Saturday, October 29, 2005

 

a fair voice (imho)

article taken from http://www.singapore-window.org/sw05/051028au.htm.

"Don't ask Singapore to make an exception"


Australian
October 26, 2005

OPINION: Asad Latif


A 25-YEAR-OLD man risks his life to help pay the debts of his drug-addicted twin brother. He is discovered, tried and sentenced to death. What is to be made of this outcome? He is a hero. This is what brothers are made of, or should be. Their lives belong to their siblings. They do not just live in families but for their families, and are prepared to die for them as well. They are role models.

A hero is what Nguyen Tuong Van would be today, except for one crucial, deadly detail: drugs. Nguyen is not a hero but a criminal who, notwithstanding that he was driven to desperation by concern for his brother, trafficked in the substance responsible for destroying the life of his brother, others' brothers and sisters, others' sons and daughters, others' wives and husbands.

Drugs kill.

This said, a debate is possible on the humanitarian aspects of Nguyen's case. What is surprising, though, is how those aspects appear to have been subsumed by condemnations of an upstart city-state for having dared to condemn to death a citizen of an island-continent.

Look at the discussions on the internet, for example, and one theme that emerges prominently is that Nguyen should be spared because he is an Australian whose country does not impose the death penalty for drug trafficking. How dare tiny Singapore question the laws of Australia with its own laws?

This is the wrong approach.

Australians have the right - indeed, they have the responsibility - to be concerned about what happens to one of their own beyond their shores. They have the right, if they so wish, to argue that their laws are better than those of Singapore.

But - and this is the critical caveat - no one has the right to expect, let alone demand, that Singapore bend its laws to suit the laws of another country. Sovereignty, then, is a key issue in this case. The Australian Government understands and respects it, but some of the less circumspect voices commenting on this affair do not.

The fact is that Singapore, as with other sovereign states, has the right to apply its laws within its borders. Those laws are very clear and well known when it comes to drug trafficking, and an essential part of the clarity lies in the reminder that the death penalty applies to foreigners as well as to Singaporeans. It cannot be otherwise. To argue that foreigners who are in Singapore or are passing through it should be exempt from the functioning of its laws would be to make a mockery of the republic's sovereign right to apply its laws to everyone within its jurisdiction.

Incidentally, expecting special treatment for foreign criminals reveals a sense that their lives are more precious than those of Singaporean criminals. Where is the justice in that view? The converse argument, too - that Nguyen should not have received the death penalty because he was carrying drugs meant for Australia, not Singapore - is disingenuous. Is it right for Singapore to offer its airport transit facilities to criminals who would make Australians vulnerable to a deadly vice, a vice from which Singapore's tough laws protect its own citizens?

But these are side arguments. The main issue is that of sovereignty. The laws of Singapore prevail in the land called Singapore.

The second issue has to do with consistency.
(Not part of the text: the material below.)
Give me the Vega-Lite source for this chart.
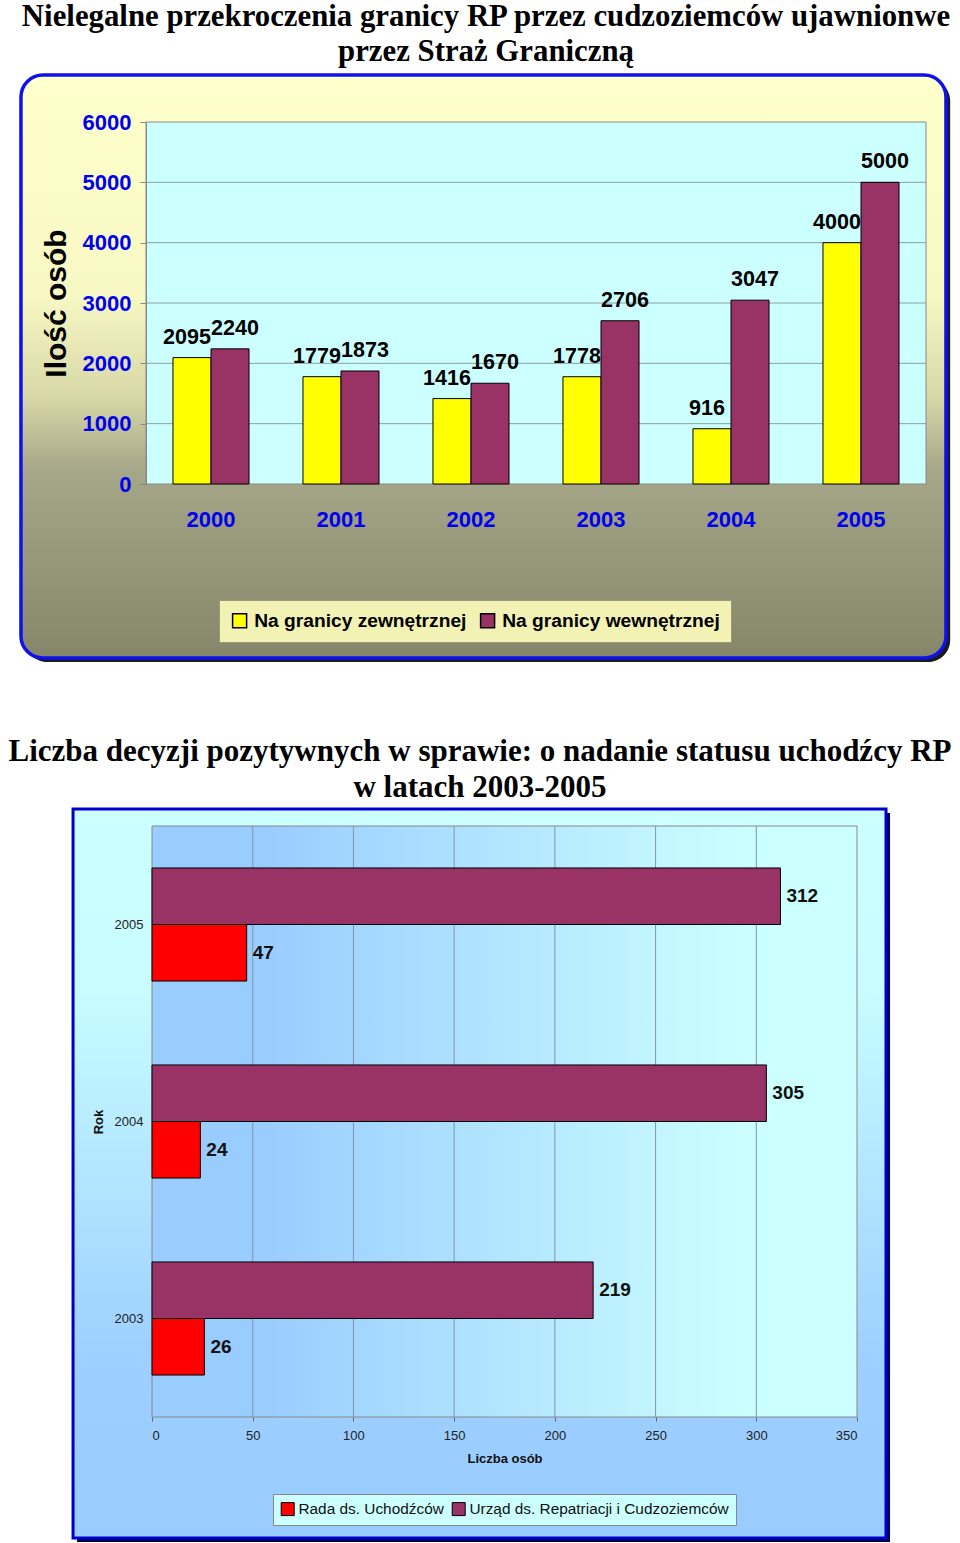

If Singapore were to make an exception for a citizen of a close and important partner, as Australia certainly is, which countries should be excluded from the ambit of exceptions? Would it be right for Singapore to hang desperate people from poor nations with which it has hardly any trade or political ties because their media or other institutions could not be bothered to turn the faraway conviction of a citizen into a public issue?

Surely this cannot be the case. Laws applied in some cases but withheld in others lose the legitimacy of law. They become instruments of expediency.

The third issue, insistence, follows on from consistency. The city-state called Singapore has laws that prevail today because it has insisted on applying them.

In the late 1960s, Singapore executed two Indonesian marines who had entered the island during a period of unrest and exploded bombs that killed civilians.

A recently independent country inhabiting a region of tensions and danger, Singapore understood that it was not a propitious time to refuse to bow to external pressure, including a personal request for clemency from Indonesia's president Suharto.

But Singaporeans also understood something larger than passing dangers: that a country whose sovereign right of action is held hostage by external forces will soon have little sovereignty to protect. Singapore upheld its law and its right to be taken seriously by other nations with their own laws.

I am sorry if my arguments sound harsh or churlish. My intention is not to fly the Singapore flag over the impending fate of a young man who had his life ahead of him. I still think that Nguyen is an excellent brother. What a pity that this embodiment of fraternal care and concern should have done what he did. I only hope that his terrible story will deter other people from following in his footsteps.

The laws of Singapore are not to blame. Drugs are.

Asad Latif, a former senior reporter with the Straits Times, is a visiting research fellow at the Institute of Southeast Asian Studies in Singapore. He is the author of, among other books, The Flogging of Singapore: The Michael Fay Affair (1994). This article is written in a personal capacity.